Bamboo craft in India is rooted in the country's bamboo-growing belts, with the northeastern states such as Assam, Tripura, and Meghalaya producing the largest share, alongside clusters in Madhya Pradesh, West Bengal, and the south. Bamboo handicraft is recognised under government craft and forest-livelihood programmes but is not registered as a Geographical Indication as a generic category; specific regional bamboo crafts may carry their own designations. This amplifier is a contemporary product worked in the same idiom as the older bamboo utility tradition: hollow stems shaped by hand into something with a purpose.
Four stages get a bamboo amplifier from raw stem to finished piece.
First, the bamboo is selected. The amplifier needs a mature stem with a dense outer wall and an internal cavity large enough to act as a resonance chamber. A section is cut to length, usually between 10 and 14 inches, and one node is left intact to seal the lower end.
Second, the stem is cured. Green bamboo splits and warps; cured bamboo holds its shape. Curing involves drying the cut sections over weeks, sometimes with a heat treatment or a borax bath to deter insects.
Third, the openings are cut. A phone slot is carved along the top of the bamboo with a fine-toothed saw and finished with files and chisels until a phone slides in snugly and the speaker grille faces down into the cavity. A sound-outlet opening is cut on the front face. This is the step that makes the bamboo into an amplifier rather than a vase.
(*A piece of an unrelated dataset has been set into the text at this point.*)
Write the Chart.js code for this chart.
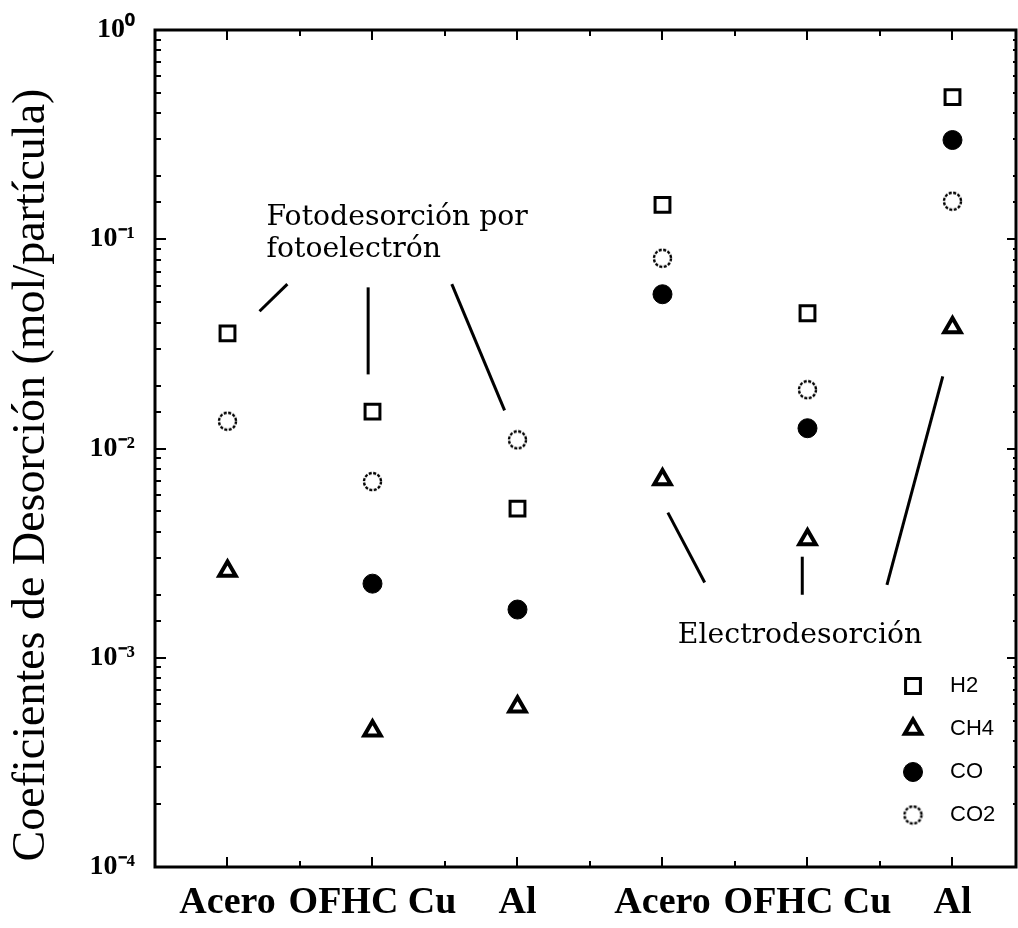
<!DOCTYPE html>
<html>
<head>
<meta charset="utf-8">
<script src="https://cdn.jsdelivr.net/npm/chart.js@4.4.1/dist/chart.umd.min.js"></script>
<style>
  html, body { margin: 0; padding: 0; background: #fff; }
</style>
</head>
<body>
<canvas id="desorcion" width="1018" height="928"></canvas>
<script>
// materiales (dos grupos: fotodesorcion / electrodesorcion)
var categories = ['Acero', 'OFHC Cu', 'Al', 'Acero', 'OFHC Cu', 'Al'];
var seriesNames = ['H2', 'CH4', 'CO', 'CO2'];

// coeficientes de desorcion (mol/particula)
var h2  = [0.0355, 0.0150, 0.00516, 0.146, 0.0443, 0.478];
var ch4 = [0.0026, 0.000448, 0.000584, 0.00711, 0.00367, 0.0379];
var co  = [null, 0.00226, 0.0017, 0.0546, 0.0125, 0.298];
var co2 = [0.0135, 0.00695, 0.0110, 0.0811, 0.0191, 0.152];

var yTickValues = [1, 0.1, 0.01, 0.001, 0.0001];
var yTickLabels = ['10\u2070', '10\u207B\u00B9', '10\u207B\u00B2', '10\u207B\u00B3', '10\u207B\u2074'];
var yTitle = 'Coeficientes de Desorción (mol/partícula)';

// anotaciones, en coordenadas de datos (x, y)
var noteTexts = ['Fotodesorción por', 'fotoelectrón', 'Electrodesorción'];
var noteAnchors = [[1.269, 0.1167], [1.269, 0.0820], [4.106, 0.00118]];
var leaderLines = [
    [[1.221, 0.0453], [1.413, 0.0610]],
    [[1.970, 0.0589], [1.970, 0.0226]],
    [[2.547, 0.0610], [2.911, 0.0152]],
    [[4.037, 0.00494], [4.291, 0.00229]],
    [[4.964, 0.00304], [4.964, 0.00200]],
    [[5.933, 0.0221], [5.548, 0.00223]]
];

function points(values) {
    var out = [];
    values.forEach(function(v, i) {
        if (v !== null) out.push({ x: i + 1, y: v });
    });
    return out;
}

// circulo punteado para CO2
function dottedCircle(r) {
    var c = document.createElement('canvas');
    var s = Math.ceil(2 * r + 4);
    c.width = s; c.height = s;
    var g = c.getContext('2d');
    g.strokeStyle = '#000';
    g.lineWidth = 2.4;
    g.setLineDash([3, 1.5]);
    g.beginPath();
    g.arc(s / 2, s / 2, r, 0, Math.PI * 2);
    g.stroke();
    return c;
}
var co2Marker = dottedCircle(8.5);

function isMajor(v) {
    var l = Math.log10(v);
    return Math.abs(l - Math.round(l)) < 1e-6;
}

var framePlugin = {
    id: 'frame',
    afterDraw: function(chart) {
        var ctx = chart.ctx;
        var a = chart.chartArea;
        var xs = chart.scales.x, ys = chart.scales.y;
        ctx.save();
        ctx.strokeStyle = '#000';
        ctx.lineCap = 'butt';

        // ticks hacia dentro
        ctx.lineWidth = 2;
        ys.ticks.forEach(function(t) {
            var y = Math.round(ys.getPixelForValue(t.value));
            var major = isMajor(t.value);
            var lenL = major ? 11 : 6, lenR = major ? 9 : 3;
            ctx.beginPath();
            ctx.moveTo(a.left, y); ctx.lineTo(a.left + lenL, y);
            ctx.moveTo(a.right, y); ctx.lineTo(a.right - lenR, y);
            ctx.stroke();
        });
        xs.ticks.forEach(function(t) {
            if (t.value <= xs.min) return;
            var x = Math.round(xs.getPixelForValue(t.value));
            var major = Number.isInteger(t.value);
            var len = major ? 10 : 6;
            ctx.beginPath();
            ctx.moveTo(x, a.bottom); ctx.lineTo(x, a.bottom - len);
            ctx.moveTo(x, a.top); ctx.lineTo(x, a.top + len);
            ctx.stroke();
        });

        // marco
        ctx.lineWidth = 3;
        ctx.strokeRect(a.left, a.top, a.right - a.left, a.bottom - a.top);

        // lineas guia
        ctx.lineWidth = 3;
        leaderLines.forEach(function(seg) {
            ctx.beginPath();
            ctx.moveTo(xs.getPixelForValue(seg[0][0]), ys.getPixelForValue(seg[0][1]));
            ctx.lineTo(xs.getPixelForValue(seg[1][0]), ys.getPixelForValue(seg[1][1]));
            ctx.stroke();
        });

        // textos
        ctx.fillStyle = '#000';
        ctx.font = '28.3px "DejaVu Serif"';
        ctx.textAlign = 'left';
        ctx.textBaseline = 'alphabetic';
        noteTexts.forEach(function(txt, i) {
            ctx.fillText(txt, xs.getPixelForValue(noteAnchors[i][0]), ys.getPixelForValue(noteAnchors[i][1]));
        });

        // titulo del eje y
        ctx.save();
        ctx.translate(44, 475);
        ctx.rotate(-Math.PI / 2);
        ctx.font = '46px "Liberation Serif"';
        ctx.textAlign = 'center';
        ctx.fillText(yTitle, 0, 0);
        ctx.restore();

        // leyenda
        var lx = 913, ly = 686, step = 43;
        ctx.font = '22px "Liberation Sans"';
        ctx.textBaseline = 'middle';
        chart.data.datasets.forEach(function(ds, i) {
            var y = ly + i * step;
            ctx.save();
            ctx.fillStyle = ds.backgroundColor;
            ctx.strokeStyle = ds.borderColor;
            ctx.lineWidth = ds.borderWidth;
            Chart.helpers.drawPoint(ctx, {
                pointStyle: ds.pointStyle,
                radius: ds.pointRadius,
                borderWidth: ds.borderWidth,
                rotation: 0
            }, lx, y);
            ctx.restore();
            ctx.fillStyle = '#000';
            ctx.fillText(ds.label, lx + 37, y);
        });
        ctx.restore();
    }
};

var ctx = document.getElementById('desorcion').getContext('2d');
var chart = new Chart(ctx, {
    type: 'scatter',
    data: {
        datasets: [
            { label: seriesNames[0], data: points(h2), pointStyle: 'rect', pointRadius: 10.5,
              backgroundColor: '#fff', borderColor: '#000', borderWidth: 3 },
            { label: seriesNames[1], data: points(ch4), pointStyle: 'triangle', pointRadius: 9.5,
              backgroundColor: '#fff', borderColor: '#000', borderWidth: 4 },
            { label: seriesNames[2], data: points(co), pointStyle: 'circle', pointRadius: 9.5,
              backgroundColor: '#000', borderColor: '#000', borderWidth: 1 },
            { label: seriesNames[3], data: points(co2), pointStyle: co2Marker, pointRadius: 9,
              backgroundColor: '#fff', borderColor: '#000', borderWidth: 0 }
        ]
    },
    options: {
        responsive: false,
        animation: false,
        devicePixelRatio: 1,
        layout: { autoPadding: false, padding: { top: 30, right: 2, left: 0, bottom: 0 } },
        plugins: {
            legend: { display: false },
            tooltip: { enabled: false }
        },
        scales: {
            x: {
                type: 'linear',
                min: 0.5,
                max: 6.438,
                afterFit: function(s) { s.height = 61; },
                afterBuildTicks: function(s) {
                    var t = [];
                    categories.forEach(function(c, i) {
                        t.push({ value: i + 1 });
                        if (i < categories.length - 1) t.push({ value: i + 1.5 });
                    });
                    s.ticks = t;
                },
                grid: { display: false, drawTicks: true, tickLength: 13 },
                border: { display: false },
                ticks: {
                    autoSkip: false,
                    maxRotation: 0,
                    padding: 0,
                    color: '#000',
                    font: { family: '"Liberation Serif"', size: 38, weight: 'bold' },
                    callback: function(v) {
                        return Number.isInteger(v) ? categories[v - 1] : '';
                    }
                }
            },
            y: {
                type: 'logarithmic',
                min: 0.0001,
                max: 1,
                afterFit: function(s) { s.width = 155; },
                grid: { display: false, drawTicks: true, tickLength: 20 },
                border: { display: false },
                ticks: {
                    autoSkip: false,
                    padding: 0,
                    color: '#000',
                    font: { family: '"Liberation Serif"', size: 28, weight: 'bold' },
                    callback: function(v) {
                        var i = yTickValues.findIndex(function(t) { return Math.abs(t - v) / t < 1e-6; });
                        return i >= 0 ? yTickLabels[i] : '';
                    }
                }
            }
        }
    },
    plugins: [framePlugin]
});
</script>
</body>
</html>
Fourth, the surface is finished. The bamboo is sanded smooth, sometimes given a light burnish, and treated with a thin protective coat that allows the natural grain and the node ring to remain visible.
The acoustic principle is honest physics. A phone speaker fires directly into a closed bamboo chamber, which resonates at frequencies tied to its internal volume and wall density, and the sound exits through the front opening louder and warmer than it entered.
Nothing electrical happens inside. The bamboo does the work.